India Entices Film Lovers
While Indian moviemakers routinely flock abroad, in 2011-12 only about 20 permits were granted to foreign producers who wanted to film in India.
Then along came Ang Lee’s Life of Pi, winning 11 Oscar nominations and catapulting Yann Martel’s Booker Prize-winning novel (on which the film is based) to the bestseller list again. Now the Indian government, which has honored Life of Pi with two national tourism awards, wants to capitalize on the film and attract more foreign producers—and foreign travelers.

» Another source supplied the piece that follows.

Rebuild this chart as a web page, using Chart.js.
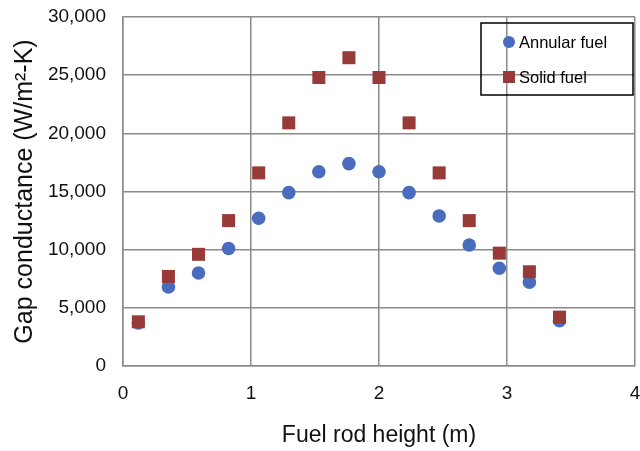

The tourism department has picked Pondicherry (now Puducherry) and Munnar, two of the location sites for Ang Lee’s film, for walking tours. Buses will ply between the two cities—and, among other plans, there will be a chance to take photos next to a boat filled with animals. Stuffed, that is, not real or digitized. The timing is good for Pondicherry, a former French colony that became a union territory 50 years ago. Five years later, in 1968, Mirra Alfassa, the spiritual collaborator of Aurobindo Ghosh, founded Auroville (or City of Dawn), which continues to thrive as an experimental and universal community.
As for Munnar, it’s one of the most picturesque hill stations in southern India. But you won’t see carpets of the famous kurinji flowers anytime soon. They bloom only every 12 years, and the last flowering in the Nilgiris, Palani Hills, and Munnar was in 2006.